-- start DATA --

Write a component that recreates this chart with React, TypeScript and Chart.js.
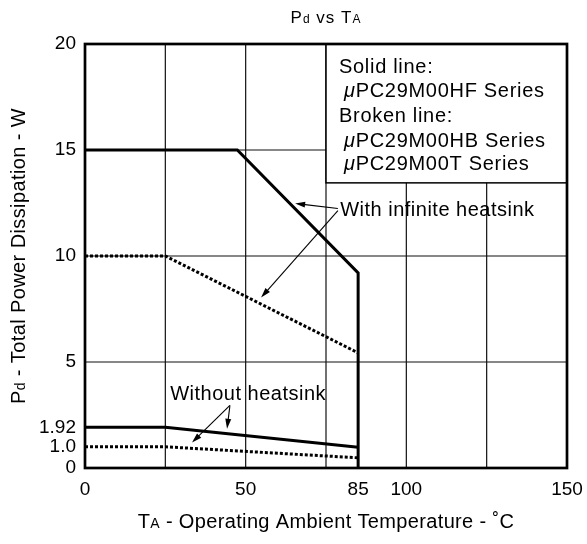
import React, { useEffect, useRef } from "react";
import { Chart, registerables } from "chart.js";

Chart.register(...registerables);

// ---- data ----
const solidInfX = [0, 47.4, 85, 85];
const solidInfY = [15, 15, 9.2, 0];
const brokenInfX = [0, 25, 85];
const brokenInfY = [10, 10, 5.43];
const solidNoX = [0, 25, 85];
const solidNoY = [1.92, 1.92, 0.98];
const brokenNoX = [0, 25, 85];
const brokenNoY = [1.0, 1.0, 0.48];

const xTickValues = [0, 50, 85, 100, 150];
const xTickLabels = ["0", "50", "85", "100", "150"];
const yTickValues = [0, 1.0, 1.92, 5, 10, 15, 20];
const yTickLabels = ["0", "1.0", "1.92", "5", "10", "15", "20"];
const xGridValues = [25, 50, 75, 100, 125];
const yGridValues = [5, 10, 15];

const legendLines = [
  "Solid line:",
  "μPC29M00HF Series",
  "Broken line:",
  "μPC29M00HB Series",
  "μPC29M00T Series",
];
const legendBoxX = [75, 150];
const legendBoxY = [13.45, 20];

// annotation labels and arrows in data coordinates
const infLabel = { text: "With infinite heatsink", x: 79.4, y: 12.24 };
const noLabel = { text: "Without heatsink", x: 26.5, y: 3.56 };
const arrowFromX = [78.7, 78.7, 45.1, 45.1];
const arrowFromY = [12.24, 12.14, 2.95, 2.95];
const arrowToX = [65.4, 54.8, 44.2, 33.3];
const arrowToY = [12.48, 8.04, 1.85, 1.2];

const FONT = "'Liberation Sans', Arial, Helvetica, sans-serif";

const pts = (xs: number[], ys: number[]) => xs.map((x, i) => ({ x, y: ys[i] }));

type Seg = { t: string; size: number; italic?: boolean };

function setFont(ctx: any, s: Seg, sp: number) {
  ctx.font = `${s.italic ? "italic " : ""}${s.size}px ${FONT}`;
  ctx.letterSpacing = `${sp}px`;
}

function segWidth(ctx: CanvasRenderingContext2D, segs: Seg[], sp: number) {
  let w = 0;
  segs.forEach((s) => {
    setFont(ctx, s, sp);
    w += ctx.measureText(s.t).width;
  });
  return w;
}

function drawSegs(ctx: CanvasRenderingContext2D, segs: Seg[], x: number, y: number, sp: number) {
  let cx = x;
  ctx.textAlign = "left";
  ctx.textBaseline = "alphabetic";
  segs.forEach((s) => {
    setFont(ctx, s, sp);
    ctx.fillText(s.t, cx, y);
    cx += ctx.measureText(s.t).width;
  });
  (ctx as any).letterSpacing = "0px";
}

function arrow(ctx: CanvasRenderingContext2D, x1: number, y1: number, x2: number, y2: number) {
  const ang = Math.atan2(y2 - y1, x2 - x1);
  const L = 10;
  const W = 3;
  ctx.beginPath();
  ctx.moveTo(x1, y1);
  ctx.lineTo(x2 - Math.cos(ang) * L * 0.8, y2 - Math.sin(ang) * L * 0.8);
  ctx.stroke();
  ctx.beginPath();
  ctx.moveTo(x2, y2);
  ctx.lineTo(x2 - Math.cos(ang) * L - Math.sin(ang) * W, y2 - Math.sin(ang) * L + Math.cos(ang) * W);
  ctx.lineTo(x2 - Math.cos(ang) * L + Math.sin(ang) * W, y2 - Math.sin(ang) * L - Math.cos(ang) * W);
  ctx.closePath();
  ctx.fill();
}

const customPlugin = {
  id: "customDraw",
  beforeDatasetsDraw(chart: any) {
    const { ctx, chartArea, scales } = chart;
    const xs = scales.x;
    const ys = scales.y;
    ctx.save();
    ctx.strokeStyle = "#111";
    ctx.lineWidth = 1.2;
    xGridValues.forEach((v) => {
      const px = xs.getPixelForValue(v);
      ctx.beginPath();
      ctx.moveTo(px, chartArea.top);
      ctx.lineTo(px, chartArea.bottom);
      ctx.stroke();
    });
    yGridValues.forEach((v) => {
      const py = ys.getPixelForValue(v);
      ctx.beginPath();
      ctx.moveTo(chartArea.left, py);
      ctx.lineTo(chartArea.right, py);
      ctx.stroke();
    });
    ctx.restore();
  },
  afterDatasetsDraw(chart: any) {
    const { ctx, chartArea, scales } = chart;
    const xs = scales.x;
    const ys = scales.y;
    ctx.save();
    ctx.fillStyle = "#000";
    ctx.strokeStyle = "#000";

    // legend box
    const bx0 = xs.getPixelForValue(legendBoxX[0]);
    const bx1 = xs.getPixelForValue(legendBoxX[1]);
    const by0 = ys.getPixelForValue(legendBoxY[1]);
    const by1 = ys.getPixelForValue(legendBoxY[0]);
    ctx.fillStyle = "#fff";
    ctx.fillRect(bx0, by0, bx1 - bx0, by1 - by0);
    ctx.lineWidth = 1.5;
    ctx.strokeRect(bx0, by0, bx1 - bx0, by1 - by0);
    ctx.fillStyle = "#000";
    const lineOffsets = [29, 53, 78, 103, 126];
    legendLines.forEach((ln, i) => {
      const indent = ln.startsWith("μ");
      const segs: Seg[] = indent
        ? [
            { t: "μ", size: 20, italic: true },
            { t: ln.slice(1), size: 20 },
          ]
        : [{ t: ln, size: 20 }];
      drawSegs(ctx, segs, bx0 + (indent ? 18 : 13), by0 + lineOffsets[i], 0.7);
    });

    // arrows
    ctx.lineWidth = 1.1;
    arrowFromX.forEach((fx, i) => {
      arrow(
        ctx,
        xs.getPixelForValue(fx),
        ys.getPixelForValue(arrowFromY[i]),
        xs.getPixelForValue(arrowToX[i]),
        ys.getPixelForValue(arrowToY[i])
      );
    });
    // annotation labels
    drawSegs(ctx, [{ t: infLabel.text, size: 20 }], xs.getPixelForValue(infLabel.x), ys.getPixelForValue(infLabel.y) + 7, 0.5);
    drawSegs(ctx, [{ t: noLabel.text, size: 20 }], xs.getPixelForValue(noLabel.x), ys.getPixelForValue(noLabel.y) + 7, 0.5);

    // plot border
    ctx.lineWidth = 2.7;
    ctx.strokeRect(chartArea.left, chartArea.top, chartArea.right - chartArea.left, chartArea.bottom - chartArea.top);

    // title
    const cx = (chartArea.left + chartArea.right) / 2;
    const tSegs: Seg[] = [
      { t: "P", size: 17 },
      { t: "d", size: 12 },
      { t: " vs T", size: 17 },
      { t: "A", size: 12 },
    ];
    drawSegs(ctx, tSegs, cx - segWidth(ctx, tSegs, 1) / 2, 23, 1);

    // x axis title
    const xSegs: Seg[] = [
      { t: "T", size: 20 },
      { t: "A", size: 14 },
      { t: " - Operating Ambient Temperature - ˚C", size: 20 },
    ];
    drawSegs(ctx, xSegs, cx - segWidth(ctx, xSegs, 0.35) / 2, 528, 0.35);

    // y axis title
    const cy = (chartArea.top + chartArea.bottom) / 2;
    const ySegs: Seg[] = [
      { t: "P", size: 20 },
      { t: "d", size: 14 },
      { t: " - Total Power Dissipation - W", size: 20 },
    ];
    ctx.translate(25, cy);
    ctx.rotate(-Math.PI / 2);
    drawSegs(ctx, ySegs, -segWidth(ctx, ySegs, 0.4) / 2, 0, 0.4);
    ctx.restore();
  },
};

export default function App() {
  const ref = useRef<HTMLCanvasElement | null>(null);
  useEffect(() => {
    if (!ref.current) return;
    const lineStyle = {
      showLine: true,
      pointRadius: 0,
      borderColor: "#000",
      backgroundColor: "#000",
      borderWidth: 3,
      tension: 0,
      fill: false,
    };
    const chart = new Chart(ref.current, {
      type: "scatter",
      data: {
        datasets: [
          { label: "Solid, infinite heatsink", data: pts(solidInfX, solidInfY), ...lineStyle },
          { label: "Broken, infinite heatsink", data: pts(brokenInfX, brokenInfY), ...lineStyle, borderDash: [3, 2] },
          { label: "Solid, without heatsink", data: pts(solidNoX, solidNoY), ...lineStyle },
          { label: "Broken, without heatsink", data: pts(brokenNoX, brokenNoY), ...lineStyle, borderDash: [3, 2] },
        ] as any,
      },
      options: {
        animation: false,
        responsive: false,
        devicePixelRatio: 1,
        layout: { padding: { left: 0, right: 20, top: 44, bottom: 0 } },
        plugins: { legend: { display: false }, tooltip: { enabled: false }, title: { display: false } },
        scales: {
          x: {
            type: "linear",
            min: 0,
            max: 150,
            grid: { display: false, drawTicks: false },
            border: { display: false },
            afterBuildTicks: (s: any) => {
              s.ticks = xTickValues.map((v) => ({ value: v }));
            },
            afterFit: (s: any) => {
              s.height = 76;
              s.paddingLeft = 0;
              s.paddingRight = 0;
            },
            ticks: {
              autoSkip: false,
              maxRotation: 0,
              padding: 10,
              color: "#000",
              font: { family: FONT, size: 19 },
              callback: (v: any) => {
                const i = xTickValues.indexOf(Number(v));
                return i >= 0 ? xTickLabels[i] : "";
              },
            },
          },
          y: {
            type: "linear",
            min: 0,
            max: 20,
            grid: { display: false, drawTicks: false },
            border: { display: false },
            afterBuildTicks: (s: any) => {
              s.ticks = yTickValues.map((v) => ({ value: v }));
            },
            afterFit: (s: any) => {
              s.width = 85;
              s.paddingTop = 0;
              s.paddingBottom = 0;
            },
            ticks: {
              autoSkip: false,
              padding: 9,
              color: "#000",
              font: { family: FONT, size: 19 },
              callback: (v: any) => {
                const i = yTickValues.indexOf(Number(v));
                return i >= 0 ? yTickLabels[i] : "";
              },
            },
          },
        },
      } as any,
      plugins: [customPlugin],
    });
    return () => chart.destroy();
  }, []);
  return (
    <div style={{ position: "fixed", left: 0, top: 0, width: 587, height: 544, background: "#fff" }}>
      <canvas ref={ref} width={587} height={544} style={{ width: 587, height: 544 }} />
    </div>
  );
}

-- end DATA --

TASK GOAL = Emit the lines of the material exactly, from its first line to the line containing "Chart.register(...registerables);", inclusive; leave every picture out.

RESULT =
Write a component that recreates this chart with React, TypeScript and Chart.js.
import React, { useEffect, useRef } from "react";
import { Chart, registerables } from "chart.js";

Chart.register(...registerables);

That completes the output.